Ata’s lawyer, Thomas McQueen, said Ata would do whatever the government asked of him, including offering court testimony. He may get that chance sooner rather than later, as a prosecutor at Rezko’s corruption trial said Ata could be called as a witness. He would be expected to corroborate what the jury already has heard about Rezko’s heavy influence in the Blagojevich administration.
But Obama stayed away from this kind of stuff. Right? No. David Freddoso documents the quid pro quo relationship with Rezko on pp. 215-8 of his book, The Case Against Barack Obama.
In June 1998 Barak Obama wrote letters to city and state officials backing Rezko’s bid to get more that $14 million in tax payer dollars to build ninety-seven apartments for senior citizens. Obama, like Blagojevich above, claimed it was a mere coincidence that he wrote these letters and his longtime friends and political supporters got millions in tax payer dough.

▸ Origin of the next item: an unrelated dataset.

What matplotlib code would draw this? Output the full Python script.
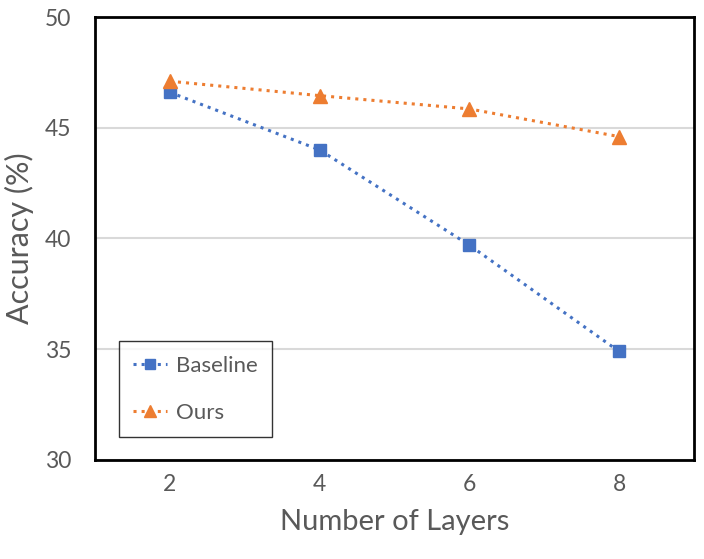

But he did more than write letters. In January 1998 Obama championed a bill in the State senate that changed property tax laws and created an abatement of low-income housing. Barack told his legislative colleagues:
Essentially what this bill does is it helps to enhance the potential for privatizaiton of public housing by providing a tax abatement for the construction of multifamily units that will house no only public housing residents, but also market-rate units.
What he failed to mention is that his key financial backers–Tony Rezko, Cullen Davis, Valerie Jarrett–would benefit financially as well.
One final point. It is not unusual for people named in criminal complaints as “person A” or “person B” later wind up being indicted. In the Ali Ata complaint, for example, Governor Rod Blagojevich was Person A. Being listed as such does not guarantee you will be indicted but it also is not a get out of jail free card. There are more shoes to drop in the Blagojevich scandal and we should not be surprised that many will drop close to President-elect Barack Obama and his Chicago team.
I believe the most risk exists for Rahm Emanuel, David Axelrod, and Valerie Jarrett. This clearly is going to dampen the celebratory spirit surrounding the inauguration of Barack Obama.